Bean counting second part:

var y = 0;

function countChar (a,b){
    for(var x=0; x<a.length; x=x+1){

    if (a[x]==b){
      y = y+1;
    }
  }
  return y;
}

console.log(countChar("babaz","z"));

Hello,

1. function minimum(a,b){

if (a<b){console.log(a)}

else {console.log(b)}

}

minimum(8,6);

2. function isEven(n){

   if (n == 0)

   return true;
   
   else if (n === 1) return false;
   
   else return isEven(n-2);
   

   }

3. had problems with this one, looked at solution.

best

//minimum
function min(x,y){
return Math.min(x,y);
}
var a = min(10,12);
alert(a);

//Recursion
function isEven(x){
  function isEvenSolution(n){
    if ( n == 0){
      return true;
    } else if (n == 1  || n < 0) {
        return false;
      } else {
        return isEven(n-2)
      }
    }
   return isEvenSolution(x);
}
alert(isEven(-1));
alert(isEven(50));

//CountChar
function CountChar(myString, myChar){
var count = 0;
for (var i = 0; i < myString.length; i++){
if(myString[i] == myChar)
{
count++
}
}
alert("CountChar " + myChar + " " + count);
}
CountChar(‘AAABBBCCAAADDDA’, “A”);

   function min(a,b)
   {
    if(a<b){return a;}
    else return b;
   }

   isEven=function(num)
   {
    if(num==1){return false;}
    else if(num==0){return true;}

    return isEven(num-2);
   }

If num = -1 then recursion will repeat infinitely.

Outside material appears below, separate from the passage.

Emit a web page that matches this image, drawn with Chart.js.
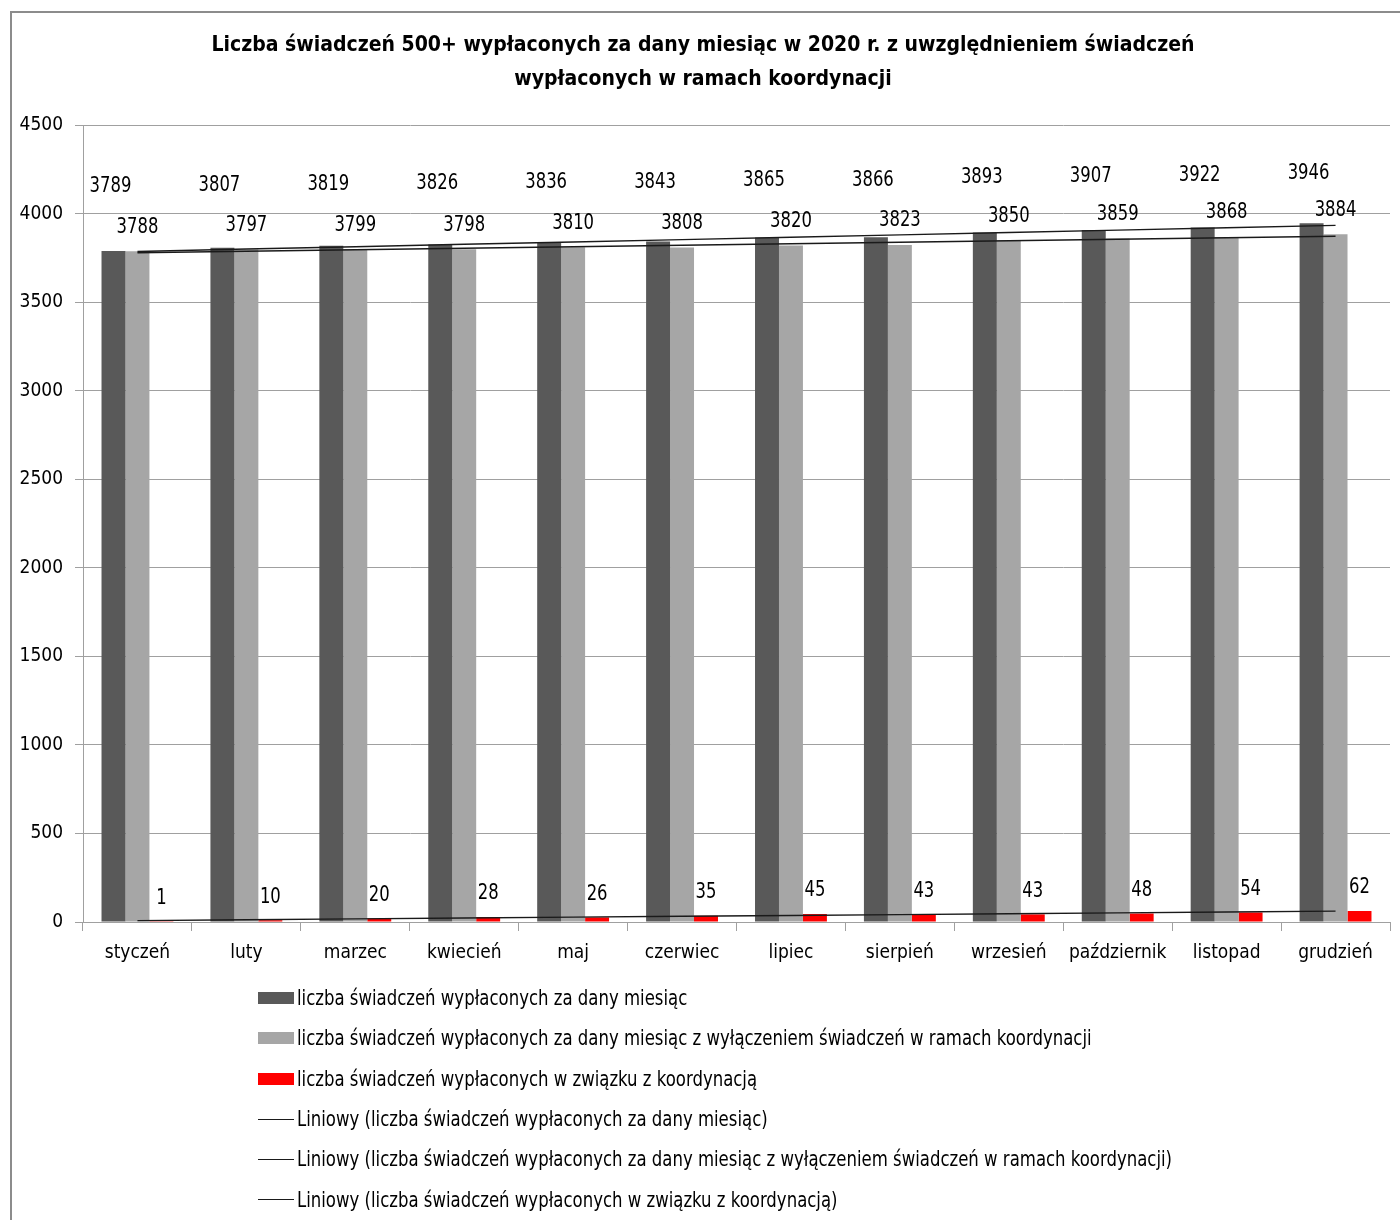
<!DOCTYPE html>
<html>
<head>
<meta charset="utf-8">
<script src="https://cdn.jsdelivr.net/npm/chart.js@4/dist/chart.umd.min.js"></script>
<style>
  html, body { margin: 0; padding: 0; background: #fff; }
  #wrap { position: relative; width: 1400px; height: 1220px; }
  #frame { position: absolute; left: 10px; top: 11px; width: 1400px; height: 1220px;
           border-left: 2px solid #8c8c8c; border-top: 2px solid #8c8c8c; }
  #chart { position: absolute; left: 0; top: 0; }
  #legend { position: absolute; left: 258px; top: 978px; font-family: 'Liberation Sans Narrow', 'Arial Narrow', 'DejaVu Sans Condensed', sans-serif;
            font-size: 21px; color: #000; }
  .item { height: 40.3px; display: flex; align-items: center; white-space: nowrap; }
  .mark { width: 36px; margin-right: 3px; flex: none; }
  .txt { display: inline-block; transform: scaleX(0.875); transform-origin: left center; }
</style>
</head>
<body>
<div id="wrap">
  <div id="frame"></div>
  <canvas id="chart" width="1400" height="1220"></canvas>
  <div id="legend"></div>
</div>
<script>
const months = ["styczeń", "luty", "marzec", "kwiecień", "maj", "czerwiec", "lipiec", "sierpień", "wrzesień", "październik", "listopad", "grudzień"];
const total = [3789, 3807, 3819, 3826, 3836, 3843, 3865, 3866, 3893, 3907, 3922, 3946];
const withoutCoord = [3788, 3797, 3799, 3798, 3810, 3808, 3820, 3823, 3850, 3859, 3868, 3884];
const coord = [1, 10, 20, 28, 26, 35, 45, 43, 43, 48, 54, 62];
const yTicks = [0, 500, 1000, 1500, 2000, 2500, 3000, 3500, 4000, 4500];

const nameTotal = "liczba świadczeń wypłaconych za dany miesiąc";
const nameWithout = "liczba świadczeń wypłaconych za dany miesiąc z wyłączeniem świadczeń w ramach koordynacji";
const nameCoord = "liczba świadczeń wypłaconych w związku z koordynacją";

const FONT = "'Liberation Sans Narrow', 'Arial Narrow', 'DejaVu Sans Condensed', sans-serif";

// linear trend (least squares), like Excel's "Liniowy"
const trend = (vals) => {
    const n = vals.length;
    const xs = vals.map((v, i) => i + 1);
    const mx = xs.reduce((a, b) => a + b, 0) / n;
    const my = vals.reduce((a, b) => a + b, 0) / n;
    let num = 0, den = 0;
    xs.forEach((x, i) => { num += (x - mx) * (vals[i] - my); den += (x - mx) * (x - mx); });
    const b = num / den;
    const a = my - b * mx;
    return xs.map(x => a + b * x);
}

// where each series' value label sits relative to its bar
const labelPos = {
    0: (bar, area) => [bar.x - 3, (bar.y + area.top) / 2 - 1],
    1: (bar) => [bar.x, bar.y - 24],
    2: (bar) => [bar.x, bar.y - 23],
};

const barLabels = {
    id: 'barLabels',
    afterDatasetsDraw(chart) {
        const ctx = chart.ctx;
        [0, 1, 2].forEach(di => {
            const meta = chart.getDatasetMeta(di);
            meta.data.forEach((bar, i) => {
                const [x, y] = labelPos[di](bar, chart.chartArea);
                ctx.save();
                ctx.font = "21px " + FONT;
                ctx.fillStyle = "#000";
                ctx.textAlign = "center";
                ctx.textBaseline = "middle";
                ctx.translate(x, y);
                ctx.scale(0.87, 1);
                ctx.fillText(String(chart.data.datasets[di].data[i]), 0, 0);
                ctx.restore();
            });
        });
    }
};

const ctx = document.getElementById("chart").getContext('2d');
const chart = new Chart(ctx, {
    type: 'bar',
    data: {
        labels: months,
        datasets: [
            { label: nameTotal, data: total, backgroundColor: "#595959", order: 2 },
            { label: nameWithout, data: withoutCoord, backgroundColor: "#a6a6a6", order: 2 },
            { label: nameCoord, data: coord, backgroundColor: "#ff0000", order: 2 },
            { type: 'line', label: "Liniowy (" + nameTotal + ")", data: trend(total), borderColor: "#1a1a1a", borderWidth: 1.4, pointRadius: 0, fill: false, order: 1 },
            { type: 'line', label: "Liniowy (" + nameWithout + ")", data: trend(withoutCoord), borderColor: "#1a1a1a", borderWidth: 1.4, pointRadius: 0, fill: false, order: 1 },
            { type: 'line', label: "Liniowy (" + nameCoord + ")", data: trend(coord), borderColor: "#1a1a1a", borderWidth: 1.4, pointRadius: 0, fill: false, order: 1 },
        ]
    },
    options: {
        responsive: false,
        animation: false,
        datasets: {
            bar: { categoryPercentage: 0.66, barPercentage: 1.0 }
        },
        layout: {
            padding: { left: 16, right: 10, top: 12, bottom: 238 }
        },
        plugins: {
            title: {
                display: true,
                text: ["Liczba świadczeń 500+ wypłaconych za dany miesiąc w 2020 r. z uwzględnieniem świadczeń", "wypłaconych w ramach koordynacji"],
                font: { size: 21, weight: 'bold', family: FONT, lineHeight: 1.62 },
                color: '#000',
                padding: { top: 17, bottom: 28 }
            },
            legend: { display: false },
            tooltip: { enabled: false }
        },
        scales: {
            x: {
                afterFit: (scale) => { scale.height = 60; },
                ticks: { color: '#000', font: { size: 19, family: FONT }, padding: 11, maxRotation: 0, minRotation: 0, autoSkip: false },
                grid: { drawOnChartArea: false, drawTicks: true, tickLength: 9, color: '#a0a0a0', offset: true },
                border: { color: '#a0a0a0', width: 1 }
            },
            y: {
                min: 0,
                max: 4500,
                afterFit: (scale) => { scale.width = 67; },
                afterBuildTicks: (scale) => { scale.ticks = yTicks.map(v => ({ value: v })); },
                ticks: { color: '#000', font: { size: 19, family: FONT }, padding: 12, callback: (v) => String(v) },
                grid: { color: '#a0a0a0', tickLength: 8 },
                border: { color: '#a0a0a0', width: 1 }
            }
        }
    },
    plugins: [barLabels]
});

// legend built from the chart's datasets
const legend = document.getElementById("legend");
chart.data.datasets.forEach(ds => {
    const row = document.createElement("div");
    row.className = "item";
    const mark = document.createElement("span");
    mark.className = "mark";
    if (ds.type === 'line') {
        mark.style.height = "1px";
        mark.style.background = ds.borderColor;
    } else {
        mark.style.height = "12px";
        mark.style.background = ds.backgroundColor;
    }
    const txt = document.createElement("span");
    txt.className = "txt";
    txt.textContent = ds.label;
    row.appendChild(mark);
    row.appendChild(txt);
    legend.appendChild(row);
});
</script>
</body>
</html>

We can write an alert that wrong value was inserted or turn negative nubers into positives by using math.abs function.

  function countBs(word)
  {
    count=0;
    for(var i=0;i<word.length;i++)
    {
      if(word[i]=="B")
      {
        count++;
      }
    }
    return count;
  }

  function countChar(word,toCount)
  {
    count=0;
    for(var i=0;i<word.length;i++)
    {
      if(word[i]==toCount)
      {
        count++;
      }
    }
    return count;
  }

Now we can rewrite countB:

  function countBs(word)
  {
    countChar(word,"B");
  }

1. Minimum - using JavaScript in-built Math function. eg

console.log(Math.min( 9,8))

2. Recursion

function isEven (N) { if ( N === 0) console.log ( “True”);
else if ( N === 1 ) console.log ( " False" );
else console.log ( isEven ( N - 2 ))}

isEven ( 50)
isEven ( 57)

3. Bean Counting

var countBs = [ ’ B ‘, ’ B’, ’ C '];

console.log(countBs.length);
console.log( countBs [2]);

1. Math.min

console.log(Math.min(2, 3));

2. isEven

function isEven(n) {
if (n == 0)
return true;
else if (n == 1)
return false;
else if (n < 0)
return isEven(-n);
else
return isEven(n - 2);
}

console.log(isEven(“50”))
console.log(isEven(“75”))
console.log(isEven("-1"))

3.Bean

let text = “Bruce is my Baby Brother”;

function countBs(text)
{
let charcounter = 0;

for(let i = 0; i < text.length; i++)
{
if(text[i] == “B”)
{
charcounter++;
}
}
return charcounter;
}

console.log("‘B’ appears " + countBs(text) + " time(s) in “” + text + “”.");

Minimum:

function min(x,y){
console.log(Math.min(x,y));
}

Recursion:

function isEven(x){
    if(x<0)
        return isEven(-x);
    else if(x>1)
        return isEven(x-2);
    else if(x==0)
        return true;
    else if(x==1)
        return false;
}

Bean Counting:

function countBs(word,countchar){
counter = 0;
letters = word.length;
for(i=0; i<letters; i++){
    if(word[i]==countchar){
        counter+=1;
        }
}
console.log("the number of " +countchar +"'s " is: " + counter)
}